Each painting is a journey: it begins, we embark on a veiled path, enfolded in process.

“The work of art is born of the artist in a mysterious and secret way. From him it gains life and being. Nor is its existence casual and inconsequent, but it has a definite and purposeful strength, alike in its material and spiritual life. It exists and has power to create spiritual atmosphere; and from this inner standpoint one judges whether it is a good work of art or a bad one. If its “form” is bad it means that the form is too feeble in meaning to call forth corresponding vibrations of the soul.”

Wassily Kandinsky, Conquering the Spiritual in Art

Delve into the depths of the sea

Stormy seas on Monterey Bay. Robin L. Chandler Copyright 2016.
Stormy seas on Monterey Bay. Robin L. Chandler Copyright 2016.

The floating wreckage of a ship’s cargo, flotsam skims the surface of the sea, readily found and easily rescued.
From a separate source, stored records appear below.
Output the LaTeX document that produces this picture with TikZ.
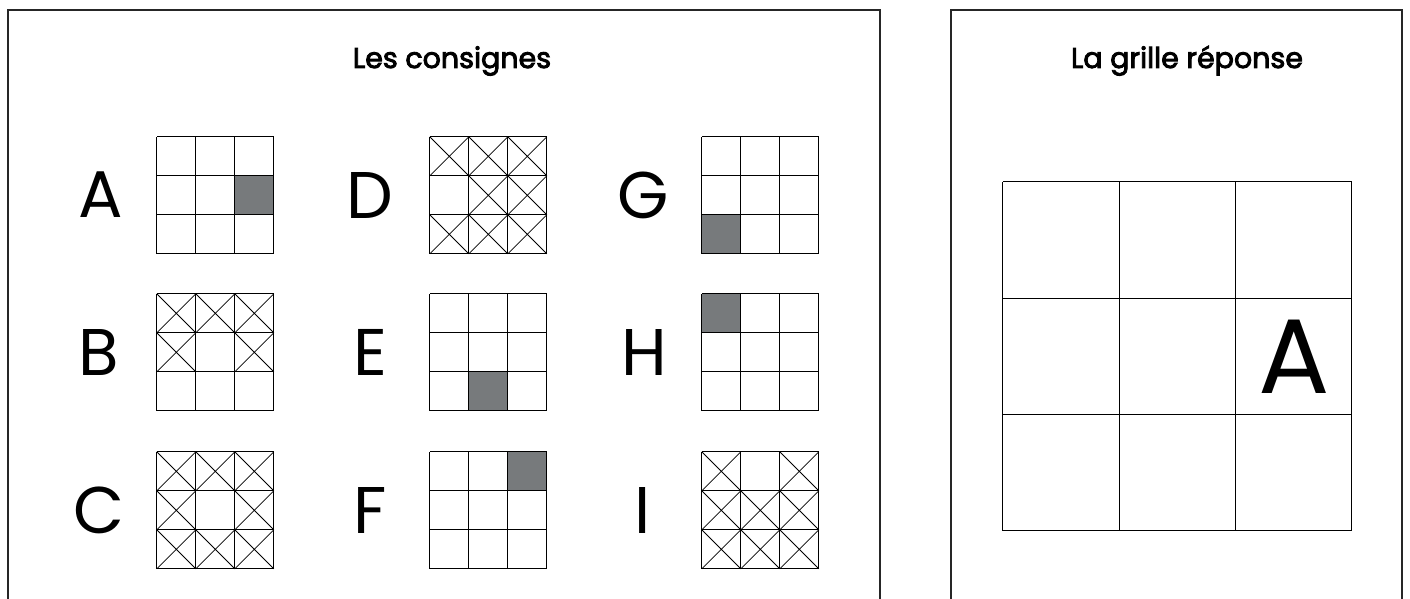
\documentclass[tikz,border=0pt]{standalone}
\usepackage{fontspec}
\setmainfont{Poppins}
\newfontfamily\titlefont[FakeBold=3]{Poppins}
\definecolor{shadegray}{RGB}{119,122,124}
\tikzset{
  frame/.style={draw=black!85, line width=1.3pt},
  gridline/.style={draw=black, line width=1pt},
  crossline/.style={draw=black, line width=0.8pt},
  gridbox/.style={draw=none, minimum size=117pt, inner sep=0pt},
  biglet/.style={font=\fontsize{66}{66}\selectfont, inner sep=0pt, anchor=center},
  titletext/.style={font=\fontsize{28.5}{28.5}\titlefont, inner sep=0pt, anchor=base},
}
\newcommand\shadecell[3]{%
  \begin{scope}[shift={(#1.north west)}]
    \fill[shadegray] ({(#3-1)*39},{(#2-1)*39}) rectangle +(39,39);
  \end{scope}}
\newcommand\crosscell[3]{%
  \begin{scope}[shift={(#1.north west)}]
    \draw[crossline] ({(#3-1)*39},{(#2-1)*39}) -- +(39,39)
                     ({#3*39},{(#2-1)*39}) -- +(-39,39);
  \end{scope}}
\newcommand\gridlines[1]{%
  \begin{scope}[shift={(#1.north west)}]
    \draw[gridline] (0,0) grid[step=39pt] (117,117);
  \end{scope}}
\begin{document}
\begin{tikzpicture}[x=1pt,y=-1pt]
\useasboundingbox (0,0) rectangle (1410,599);
% panels
\draw[frame] (8,599) -- (8,10) -- (880,10) -- (880,599);
\draw[frame] (951,599) -- (951,10) -- (1402,10) -- (1402,599);
\node[titletext] (t1) at (452,68) {Les consignes};
\node[titletext] (t2) at (1187,68) {La grille réponse};
% letters
\node[biglet] (lA) at (101,195) {A};
\node[biglet] (lB) at (99,352) {B};
\node[biglet] (lC) at (99,510) {C};
\node[biglet] (lD) at (370,195) {D};
\node[biglet] (lE) at (370,352) {E};
\node[biglet] (lF) at (370,510) {F};
\node[biglet] (lG) at (643,195) {G};
\node[biglet] (lH) at (644,352) {H};
\node[biglet] (lI) at (643,510) {I};
% grid boxes
\node[gridbox] (gA) at (215.5,195.5) {};
\node[gridbox] (gB) at (215.5,352.5) {};
\node[gridbox] (gC) at (215.5,510.5) {};
\node[gridbox] (gD) at (488.5,195.5) {};
\node[gridbox] (gE) at (488.5,352.5) {};
\node[gridbox] (gF) at (488.5,510.5) {};
\node[gridbox] (gG) at (760.5,195.5) {};
\node[gridbox] (gH) at (760.5,352.5) {};
\node[gridbox] (gI) at (760.5,510.5) {};
% shaded cells
\shadecell{gA}{2}{3}
\shadecell{gE}{3}{2}
\shadecell{gF}{1}{3}
\shadecell{gG}{3}{1}
\shadecell{gH}{1}{1}
% crossed cells
\foreach \r/\c in {1/1,1/2,1/3,2/1,2/3}{\crosscell{gB}{\r}{\c}}
\foreach \r/\c in {1/1,1/2,1/3,2/1,2/3,3/1,3/2,3/3}{\crosscell{gC}{\r}{\c}}
\foreach \r/\c in {1/1,1/2,1/3,2/2,2/3,3/1,3/2,3/3}{\crosscell{gD}{\r}{\c}}
\foreach \r/\c in {1/1,1/3,2/1,2/2,2/3,3/1,3/2,3/3}{\crosscell{gI}{\r}{\c}}
% grid lines
\foreach \g in {gA,gB,gC,gD,gE,gF,gG,gH,gI}{\gridlines{\g}}
% answer grid
\node[draw=none, minimum size=349pt, inner sep=0pt] (gR) at (1177.5,356.5) {};
\begin{scope}[shift={(gR.north west)}]
  \draw[gridline] (0,0) grid[step=116.3333pt] (349,349);
\end{scope}
\node[biglet, font=\fontsize{106}{106}\selectfont] (rA) at (1294,357) {A};
\end{tikzpicture}
\end{document}
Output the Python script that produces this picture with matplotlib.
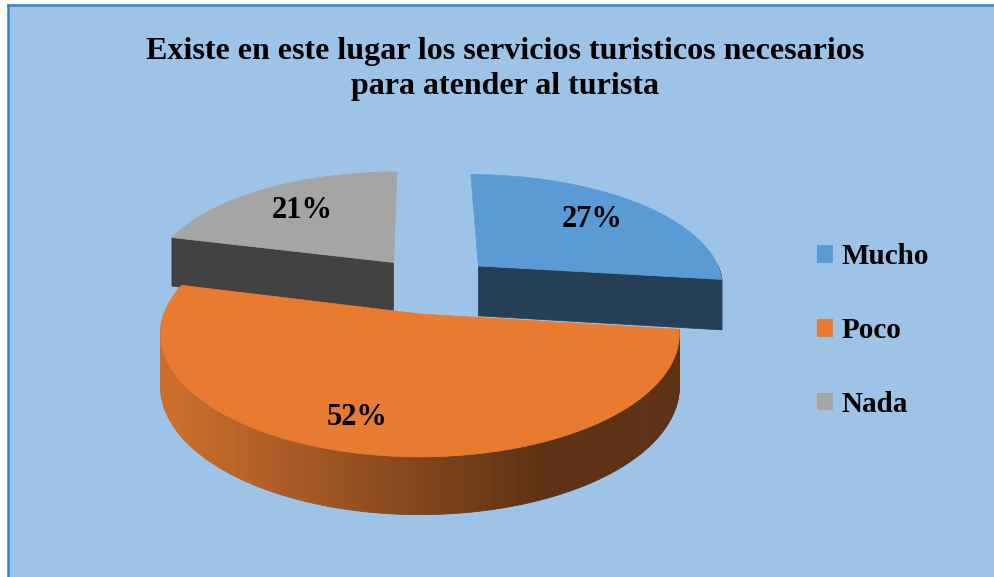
import numpy as np
import matplotlib.pyplot as plt
from matplotlib.patches import Polygon, Rectangle, Patch
from matplotlib.colors import to_rgb

plt.rcParams['font.family'] = ['Liberation Serif', 'DejaVu Serif']

# data
title = "Existe en este lugar los servicios turisticos necesarios\npara atender al turista"
labels = ["Mucho", "Poco", "Nada"]
values = [27, 52, 21]
top_colors = ["#5B9BD5", "#E97B31", "#A5A5A5"]
side_colors = ["#243F56", "#5E3214", "#424242"]

W, H = 995, 577
BG = "#9DC3E6"

# fake 3D perspective pie (screen pixels)
CX, CY = 420, 314      # where the Poco apex lands
SX, KY = 256, 120      # horizontal radius, vertical radius
P = 0.16               # perspective on the top face
H0, Q = 52, 0.10       # side height + its perspective
EXPLODE = 0.26
LABEL_R = [0.71, 0.79, 0.69]
LABEL_DA = [1, -5, 0]   # small angle nudges (deg) like Excel's placement

fig = plt.figure(figsize=(W / 100, H / 100), dpi=100)
fig.patch.set_facecolor("white")
ax = fig.add_axes([0, 0, 1, 1])
ax.set_xlim(0, W)
ax.set_ylim(H, 0)
ax.axis("off")

# chart area + left/top border
ax.add_patch(Rectangle((8, 5), W, H, facecolor=BG, edgecolor="none", zorder=0))
ax.plot([8, 8], [5, H], color="#2F86D0", lw=1.8, zorder=1)
ax.plot([8, W], [5, 5], color="#2F86D0", lw=1.8, zorder=1)

# slice angles, clockwise from 12 o'clock
fracs = np.array(values) / sum(values)
starts = 90 - 360 * np.concatenate([[0], np.cumsum(fracs)[:-1]])
ends = starts - 360 * fracs
mids = (starts + ends) / 2
offsets = [EXPLODE * np.array([np.cos(np.radians(m)), np.sin(np.radians(m))]) for m in mids]
origin = offsets[1]


def proj(X, Y, z=0.0):
    U = X - origin[0]
    V = Y - origin[1]
    f = 1 + P * V
    x = CX + SX * U / f
    y = CY - KY * V / f + z * H0 / (1 + Q * V)
    return x, y


def shade(x):
    # left side of the orange wall is lighter, right side dark brown
    t = np.clip((x - 175) / (540 - 175), 0, 1)
    a = np.array(to_rgb("#CC6E2D"))
    b = np.array(to_rgb(side_colors[1]))
    return a * (1 - t) + b * t


# far slices first
order = sorted(range(len(values)), key=lambda i: -offsets[i][1])
for k, i in enumerate(order):
    ox, oy = offsets[i]
    zb = 10 + k * 10
    angs = np.linspace(starts[i], ends[i], 200)
    ax_ = ox + np.cos(np.radians(angs))
    ay_ = oy + np.sin(np.radians(angs))

    # radial walls
    for edge, sgn in [(starts[i], 90), (ends[i], -90)]:
        nrm = np.radians(edge + sgn)
        if np.sin(nrm) < -0.05:
            ex = ox + np.cos(np.radians(edge))
            ey = oy + np.sin(np.radians(edge))
            pts = [proj(ox, oy, 0), proj(ex, ey, 0), proj(ex, ey, 1), proj(ox, oy, 1)]
            ax.add_patch(Polygon(pts, closed=True, facecolor=side_colors[i],
                                 edgecolor=side_colors[i], lw=0.5, zorder=zb))

    # outer wall (front half only)
    front = np.sin(np.radians(angs)) < 0
    for j in range(len(angs) - 1):
        if not (front[j] or front[j + 1]):
            continue
        p1 = proj(ax_[j], ay_[j], 0)
        p2 = proj(ax_[j + 1], ay_[j + 1], 0)
        p3 = proj(ax_[j + 1], ay_[j + 1], 1)
        p4 = proj(ax_[j], ay_[j], 1)
        c = shade((p1[0] + p2[0]) / 2) if i == 1 else side_colors[i]
        ax.add_patch(Polygon([p1, p2, p3, p4], closed=True, facecolor=c,
                             edgecolor=c, lw=0.6, zorder=zb + 1))

    # top face
    tx, ty = proj(ax_, ay_, 0)
    pts = [proj(ox, oy, 0)] + list(zip(tx, ty))
    ax.add_patch(Polygon(pts, closed=True, facecolor=top_colors[i],
                         edgecolor=top_colors[i], lw=0.5, zorder=zb + 2))

    # percentage label
    m = np.radians(mids[i] + LABEL_DA[i])
    lx, ly = proj(ox + LABEL_R[i] * np.cos(m), oy + LABEL_R[i] * np.sin(m), 0)
    ax.text(lx, ly, f"{values[i]}%", ha="center", va="center", fontsize=22,
            fontweight="bold", color="black", zorder=zb + 3)

ax.text(505, 69, title, ha="center", va="center", fontsize=23, fontweight="bold",
        linespacing=1.3, zorder=50)

handles = [Patch(facecolor=c, edgecolor="none") for c in top_colors]
leg = ax.legend(handles, labels, loc="center left", bbox_to_anchor=(0.821, 0.427),
                frameon=False, prop={"size": 21, "weight": "bold"},
                handlelength=0.55, handleheight=0.55, handletextpad=0.3,
                labelspacing=1.6, borderpad=0, borderaxespad=0)
leg.set_zorder(50)

fig.savefig("out.png", dpi=100, facecolor="white")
Perhaps jettisoned, with the hope of saving the ship, in time, the flotsam becomes derelict, sinking beneath the waves to the bottom of the sea, with little hope of reclaim.

In Herman Melville’s Moby Dick, Father Mapple preaches his sermon at the Whaleman’s Chapel in New Bedford about Jonah and the Whale:

”A dreadful storm comes on, the ship is like to break. But now the boatswain calls all hands to lighten her; when boxes, bales and jars are clattering overboard…for when Jonah not yet supplicating God for mercy, since he but too well knew the darkness of his deserts – when wretched Jonah cries out to them to take him and cast him forth into the sea, for he knew that for his sake the great tempest was upon them; they mercifully turn from him, and seek by other means to save the ship. But all is in vain; the indignant gale howls louder…and now behold Jonah taken up as an anchor and dropped into the sea; when instantly an oily calmness floats out from the east and the sea is still, as Jonah carries the gale with him, leaving smooth water behind…he drops seething into the yawning jaws awaiting him.”

Delve to the depths of the sea, in the belly of the whale, Jonah does not cry and wail, he keeps his faith, continuing to strive, to stay committed to the path, even when all around seemed dark and in shadows. By his continual striving, he will be reclaimed.